In newly filed court documents, prosecutors said images from surveillance video at a Comfort Inn in Ballston show where the government claims the Oath Keepers stored a “cache” of weapons for a QRF (Quick Reaction Force). That QRF would allegedly have responded to the Capitol with weapons if President Trump were to “declare an insurrection, and to call us up as the militia.”
The Department of Justice suggested this image shows an alleged Oath Keeper rolling a rifle case down a hallway.
Another image allegedly shows a Northern Virginia resident and accused Oath Keeper Thomas Caldwell carrying “a large and long object wrapped under a bedsheet.”
Caldwell has sought to distance himself from his alleged co-conspirators because he claims he never actually went inside the U.S. Capitol.
Prosecutors contend the man they say is known as “Commander Tom” helped lead and coordinate the Oath Keepers actions that day.

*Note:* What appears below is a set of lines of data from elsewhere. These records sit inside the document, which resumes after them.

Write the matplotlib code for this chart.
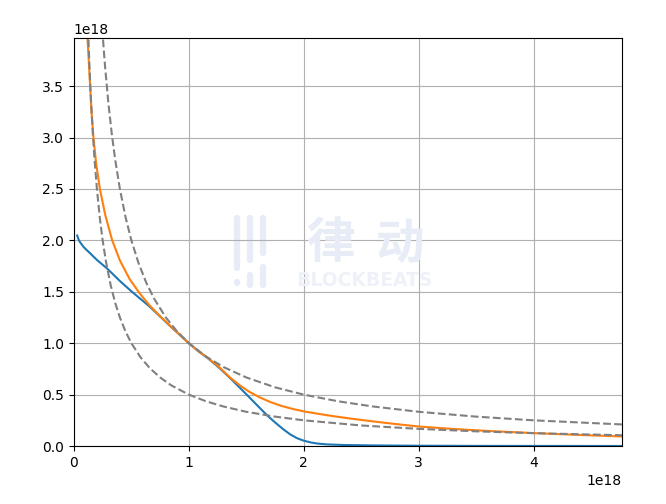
import matplotlib
matplotlib.use("Agg")
import matplotlib.pyplot as plt
from matplotlib.lines import Line2D
import numpy as np

SCALE = 1e18

# blue curve (values in units of 1e18)
blue_x = [0.029, 0.035, 0.045, 0.058, 0.087, 0.145, 0.20, 0.29, 0.40, 0.50, 0.58,
          0.655, 0.75, 0.838, 0.923, 1.00, 1.08, 1.17, 1.26, 1.36, 1.45, 1.53,
          1.60, 1.68, 1.75, 1.82, 1.88, 1.94, 2.00, 2.06, 2.12, 2.20, 2.35,
          2.60, 3.00, 3.50, 4.00, 4.77]
blue_y = [2.047, 2.025, 1.997, 1.975, 1.932, 1.870, 1.810, 1.725, 1.605, 1.505, 1.43,
          1.360, 1.260, 1.166, 1.080, 1.000, 0.925, 0.850, 0.765, 0.660, 0.560, 0.470,
          0.390, 0.300, 0.230, 0.165, 0.115, 0.077, 0.052, 0.035, 0.024, 0.016, 0.010,
          0.006, 0.003, 0.0015, 0.001, 0.0005]

# orange curve
orange_x = [0.100, 0.118, 0.141, 0.153, 0.170, 0.193, 0.226, 0.272, 0.333, 0.400,
            0.484, 0.572, 0.655, 0.750, 0.838, 0.923, 1.000, 1.080, 1.170, 1.260,
            1.360, 1.450, 1.530, 1.620, 1.700, 1.800, 1.900, 2.000, 2.200, 2.400,
            2.600, 2.800, 3.000, 3.300, 3.600, 4.000, 4.400, 4.770]
orange_y = [4.400, 3.970, 3.500, 3.250, 3.000, 2.750, 2.500, 2.250, 2.000, 1.805,
            1.625, 1.485, 1.372, 1.262, 1.168, 1.080, 1.000, 0.925, 0.852, 0.772,
            0.665, 0.585, 0.525, 0.472, 0.432, 0.392, 0.362, 0.337, 0.300, 0.268,
            0.240, 0.214, 0.190, 0.166, 0.147, 0.126, 0.108, 0.093]

# dashed reference curves
upper_x = [0.24, 0.25, 0.27, 0.30, 0.33, 0.36, 0.40, 0.45, 0.50, 0.56, 0.63, 0.70,
           0.80, 0.90, 1.00, 1.15, 1.30, 1.50, 1.75, 2.00, 2.30, 2.60, 3.00, 3.50,
           4.00, 4.77]
upper_y = [4.167, 4.000, 3.704, 3.333, 3.030, 2.778, 2.500, 2.222, 2.000, 1.786,
           1.587, 1.429, 1.250, 1.111, 1.000, 0.870, 0.769, 0.667, 0.571, 0.500,
           0.435, 0.385, 0.333, 0.286, 0.250, 0.210]
lower_x = [0.12, 0.13, 0.14, 0.15, 0.165, 0.18, 0.20, 0.225, 0.25, 0.28, 0.32, 0.36,
           0.40, 0.45, 0.50, 0.58, 0.66, 0.75, 0.85, 1.00, 1.15, 1.30, 1.50, 1.75,
           2.00, 2.50, 3.00, 3.50, 4.00, 4.77]
lower_y = [4.167, 3.846, 3.571, 3.333, 3.030, 2.778, 2.500, 2.222, 2.000, 1.786,
           1.563, 1.389, 1.250, 1.111, 1.000, 0.862, 0.758, 0.667, 0.588, 0.500,
           0.435, 0.385, 0.333, 0.286, 0.250, 0.200, 0.167, 0.143, 0.125, 0.105]

W, H = 666, 504
fig, ax = plt.subplots(figsize=(6.66, 5.04), dpi=100)
fig.subplots_adjust(left=0.111, right=0.934, top=0.925, bottom=0.115)

# faint watermark (logo bars + text)
wm = "#e8ecf7"
bars = [(237, 218, 268), (237, 282, 283), (250, 218, 260), (250, 275, 285),
        (263, 218, 253), (263, 267, 285)]
for bx, y0, y1 in bars:
    fig.add_artist(Line2D([bx / W, bx / W], [1 - y0 / H, 1 - y1 / H], lw=4.5,
                          color=wm, solid_capstyle="round", zorder=0))
cjk = ["Noto Sans CJK SC", "DejaVu Sans"]
fig.text(330 / W, 1 - 244 / H, "律", fontsize=35, color=wm, ha="center", va="center",
         family=cjk, fontweight="bold", zorder=0)
fig.text(400 / W, 1 - 244 / H, "动", fontsize=35, color=wm, ha="center", va="center",
         family=cjk, fontweight="bold", zorder=0)
fig.text(364 / W, 1 - 280 / H, "BLOCKBEATS", fontsize=13.5, color="#eef1f8",
         ha="center", va="center", fontweight="bold", zorder=0)

ax.plot(np.array(blue_x) * SCALE, np.array(blue_y) * SCALE, color="#1f77b4")
ax.plot(np.array(orange_x) * SCALE, np.array(orange_y) * SCALE, color="#ff7f0e")
ax.plot(np.array(upper_x) * SCALE, np.array(upper_y) * SCALE, "--", color="gray")
ax.plot(np.array(lower_x) * SCALE, np.array(lower_y) * SCALE, "--", color="gray")

ax.set_xlim(0, 4.77 * SCALE)
ax.set_ylim(0, 3.97 * SCALE)
ax.grid(True)
ax.patch.set_alpha(0)

fig.savefig("out.png")
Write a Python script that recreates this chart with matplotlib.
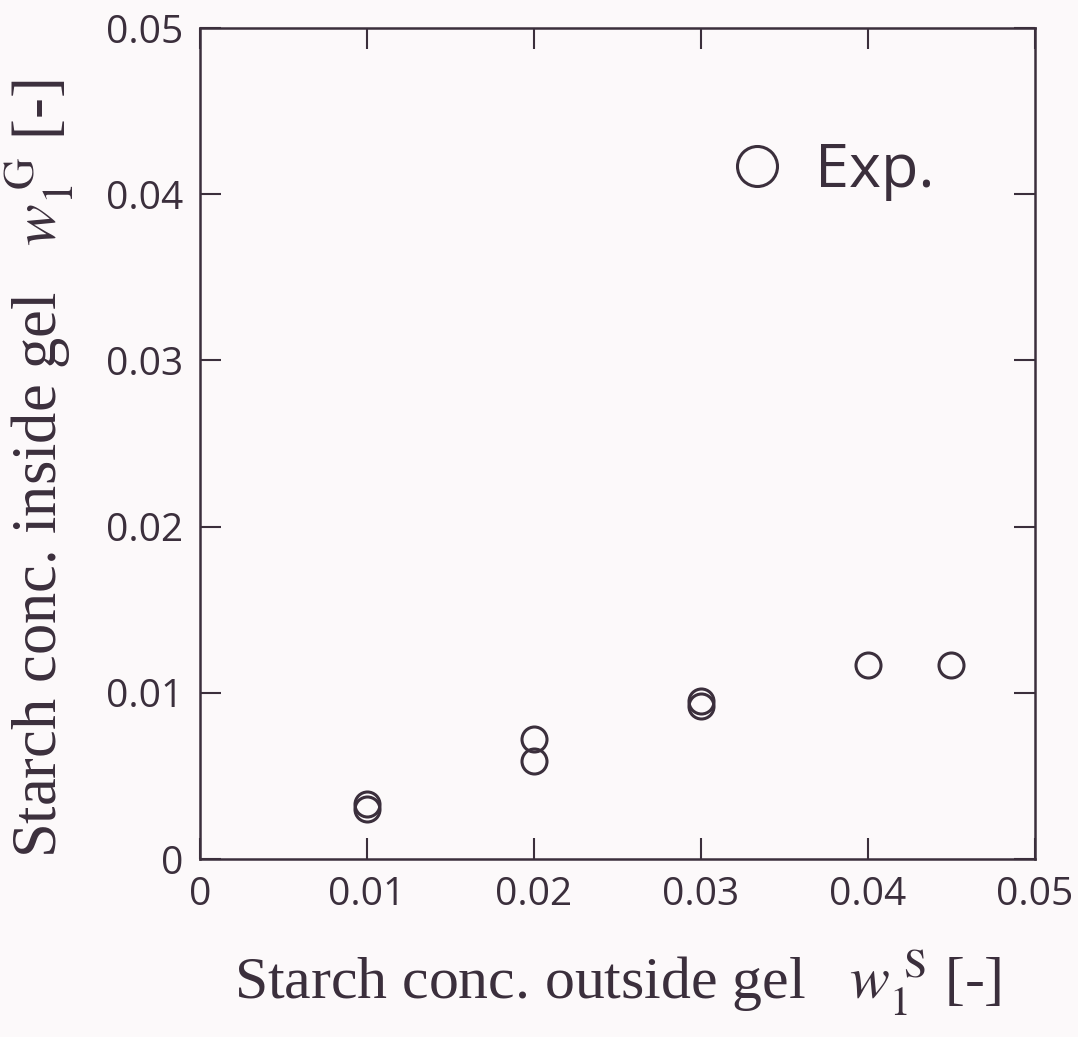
import matplotlib
matplotlib.use("Agg")
import matplotlib.pyplot as plt

# starch concentration outside the gel [-]
w_out = [0.010, 0.010, 0.020, 0.020, 0.030, 0.030, 0.040, 0.045]
# starch concentration inside the gel [-]
w_in = [0.0030, 0.0033, 0.0059, 0.0072, 0.0092, 0.0095, 0.0117, 0.0117]

ticks = [0, 0.01, 0.02, 0.03, 0.04, 0.05]
tick_labels = ["0", "0.01", "0.02", "0.03", "0.04", "0.05"]

ink = "#3b2f3c"
plt.rcParams["mathtext.fontset"] = "stix"

fig = plt.figure(figsize=(10.78, 10.37), dpi=100, facecolor="#fcf9fa")
ax = fig.add_axes([0.1855, 0.1716, 0.7746, 0.8013])
ax.set_facecolor("#fcf9fa")

ax.plot(w_out, w_in, "o", ms=18, mfc="none", mec=ink, mew=2.2,
        linestyle="none", label="Exp.")

ax.set_xlim(0, 0.05)
ax.set_ylim(0, 0.05)
ax.set_xticks(ticks)
ax.set_yticks(ticks)
ax.set_xticklabels(tick_labels, family="Open Sans", fontsize=28, color=ink)
ax.set_yticklabels(tick_labels, family="Open Sans", fontsize=28, color=ink)
ax.tick_params(direction="in", length=15, width=1.5, color=ink,
               top=True, right=True, pad=12)
for s in ax.spines.values():
    s.set_linewidth(1.8)
    s.set_color(ink)

ax.set_xlabel(r"Starch conc. outside gel   $w_{\mathrm{1}}^{\ \mathrm{S}}$ [-]",
              family="Liberation Serif", fontsize=43, color=ink, labelpad=24)
ax.set_ylabel(r"Starch conc. inside gel   $w_{\mathrm{1}}^{\ \mathrm{G}}$ [-]",
              family="Liberation Serif", fontsize=45, color=ink)
ax.yaxis.set_label_coords(-0.148, 0.47)

leg = ax.legend(loc="upper right", bbox_to_anchor=(0.945, 0.93), frameon=False,
                markerscale=1.6, handletextpad=0.45, handlelength=1.0,
                prop={"family": "Open Sans", "size": 44})
for t in leg.get_texts():
    t.set_color(ink)

fig.savefig("out.png", dpi=100, facecolor=fig.get_facecolor())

Prosecutors said in court Tuesday they’ve turned over a terabyte of evidence to defense attorneys.
The government has begun plea talks with Oath Keeper defendants, hoping the two sides can reach an agreement on guilty charges and prison time rather than moving forward with a trial for 16 defendants, something all sides agree would be a logistical nightmare.
The judge wants everyone to come back in a month or two to update him on those plea talks and whether they will be able to avoid that massive trial in this case.
Most of the alleged Oath Keepers have their own attorneys, which means coming to a consensus on the best way to move forward will not be easy.